Se disponían a empujarlo cuando el otro advirtió que el pecho del paciente ya no se inflaba siquiera tan levemente como antes. Los peores pronósticos se cumplieron: había muerto. Se quedaron un momento en silencio, de pie frente a la carretilla, observando el cadáver, más por perplejidad que respeto.

Nada en él resultaba espeluznante. En verdad parecía más bien como si después de un largo camino estuviera por fin descansando. Relajado, yacía con una expresión benigna.

-Quizá es así como han terminado todos -dijo ella- Un leve despertar y después la muerte.

Alejandro asintió. Ella recuperó su impermeable y emprendieron el camino dejando al cadáver sobre la superficie de madera.

Sus piernas colgaban ridículamente por la parte delantera de la carretilla.

Salieron del estrecho callejón hasta la misma avenida anterior, y desde allí a otra donde se levantaba un hospital abandonado. Era una gran mole de ladrillo, rectangular, austera, en cuya cumbre el rótulo había desaparecido y la cruz que lo coronaba estaba partida y colgaba peligrosamente hacia el suelo meneándose al son del viento. Varias ambulancias permanecían estacionadas, sin conductor, con las puertas traseras abiertas y dejando ver en su interior material de urgencia. La mayoría de ventanas no tenían cristales debido al fuerte vendaval que se había desatado. Las cortinas blancas hondeaban violentamente, como sacudidas por espasmos, y del interior escapaba un olor a difunto que ni el viento era capaz de arrastrar inmediatamente.

Hicieron ese recorrido a toda velocidad, movidos por esa visión espeluznante.

Lo que había sido un lugar de cura, se asemejaba ahora a un camposanto en donde la vida se extinguía en vez de ser animada. Su sola presencia provocaba escalofríos por esa certidumbre que en forma de olor era expuesta a la luz del día.

Después de ese tramo, un diminuto parque para niños, donde los árboles habían sido arrancados de cuajo y la estructura metálica de las piezas para el recreo chirriaba al ser zarandeada con violencia de izquierda a derecha. De tanto en tanto algún hierro salía despedido en la misma dirección del viento.
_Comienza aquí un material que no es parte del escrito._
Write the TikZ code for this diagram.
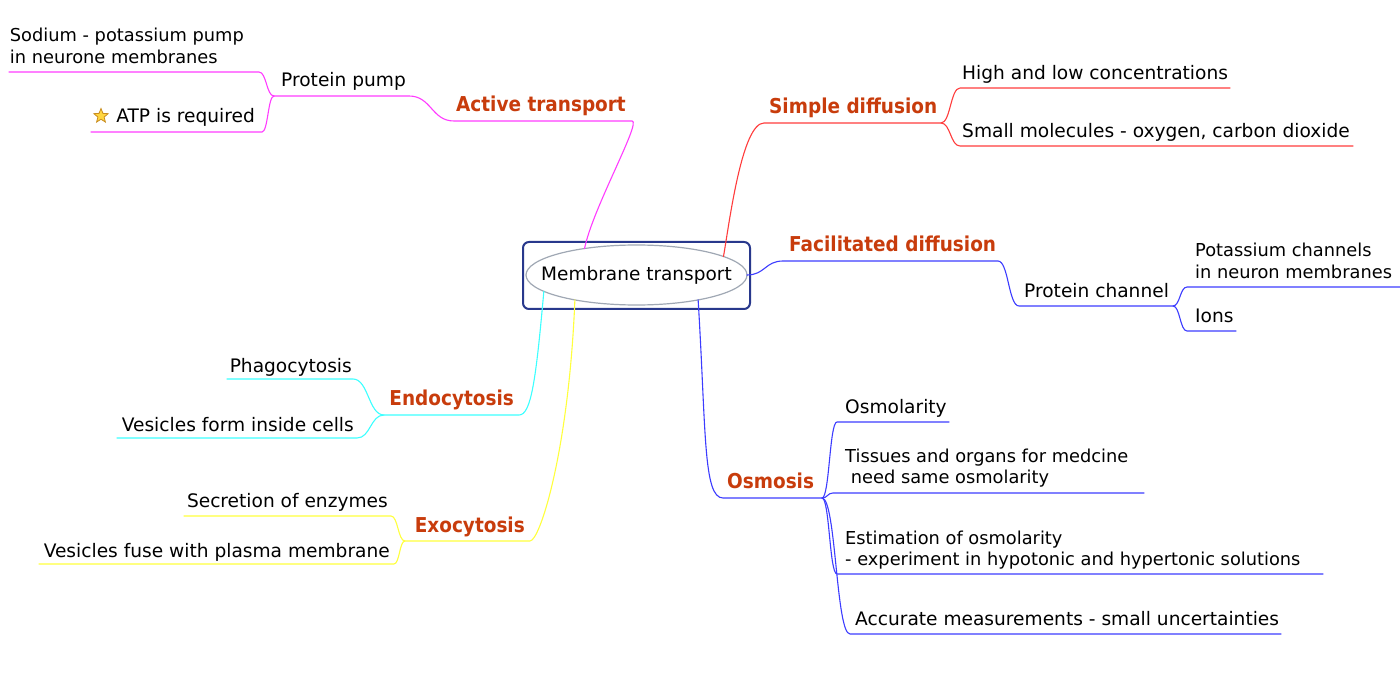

Con tamaña fuerza soplaba que estuvieron tentados a buscar refugio, pero al salir del parque, detrás de la vegetación, ya se vislumbraba la ancha carretera de varios carriles, atestada de vehículos, que conectaba con el puente.

Aun entre el espesor de la lluvia, cuyo manto blanquecino entorpecía cada vez más la visión, pudieron descubrir que, en efecto, estaban cercados.

Caminaron despacio entre los coches, en la mayoría de los cuales yacía algún conductor todavía aferrado al volante, y al cabo se plantaron a los pies mismos de un muro de unos ocho metros de altura que cortaba en el principio del moderno puente de hierro.